范弘之
范弘之(?—?),字长文,南阳顺阳(今河南省淅川县李官桥镇)人。东晋安北将军范汪孙。东晋儒家学者。
生平
[编辑]范弘之承袭范康的爵位武兴侯,可能是范康的儿子或继子[1]。为人方正好学,因通晓儒学而获授太学博士。淝水之战时作为晋军征讨大都督,统率各军的卫将军谢石于389年一月去世后,范弘之参与议定其谥号,不过范弘之除了认同他在淝水之战和兴办学校中有功,却也斥责他仅仅志在保守其职位,并无忠于国家的计,更贪敛不已、侵害百姓、不惜物力,于是建议在称许其功的“襄”外加上斥责他贪污缺点的“墨”作为其谥号。不过朝廷最终只取“襄”作其谥号。
当时范弘之亦议论为被桓温所废黜的殷浩加赠谥,不要因他被桓温所黜而定性,更多叙述桓温意图篡位的行为。不过,虽然当时桓温已死,桓氏势力仍然强盛,譬如重镇荆州仍由桓石民任刺史,至当年六月才卒于任上;而朝中尚书仆射王珣更曾经担任桓温的属吏[2],向来受桓温宠信,有意袒护桓温名声,再加上范弘之斥责谢石的行为遭受谢家反击,于是在谢、桓、王等“三怨交集”下,范弘之被王珣调出朝中,外任余杭县令。
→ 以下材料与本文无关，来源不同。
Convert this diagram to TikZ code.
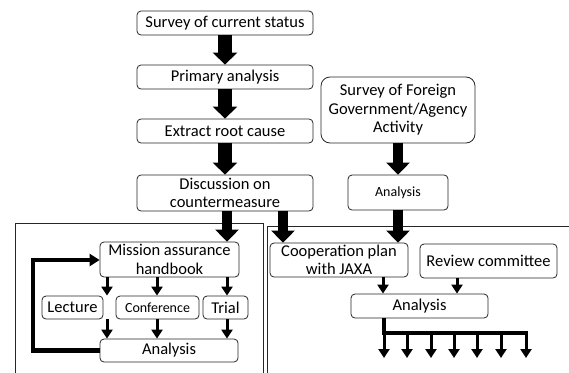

[3]
范弘之临行前,向会稽王司马道子通信,自言自己对谢石、殷浩二人的评论全因他们的行为而论,并无私心;更批判王珣袒护桓温的理由,说桓温废掉昏君而改立明君,对晋氏有“忠贞之节”云云,根本是托词谬言。另外又叹东晋建立以来先后受权臣王敦和桓温所制,不出王室,勉励当时掌握朝权的司马道子明确国家典制,作百代之制度,鉴古之事,虑及危机而求国家安定。[4]
范弘之另外又写信指责王珣。先向他称赞殷浩忠贞居正,事迹一直流传到他们所在的时候,只是因桓温而受屈而已。之后再责备王珣不能光大其父王洽与殷浩同戴王室的忠直志向,只感桓温知遇提拔的小恩,令其祖父王导之德不及于三代,更倾王洽对晋忠诚的基业;对此就斥王珣以臣没有忠诚,以子没有孝道。又以西汉时刘向及其上共五世皆忠于汉室,但其子刘歆却成为日后篡夺西汉帝位的王莽的心腹的史事,批判王珣根本是刘歆再世,助桓温如助王莽。[5]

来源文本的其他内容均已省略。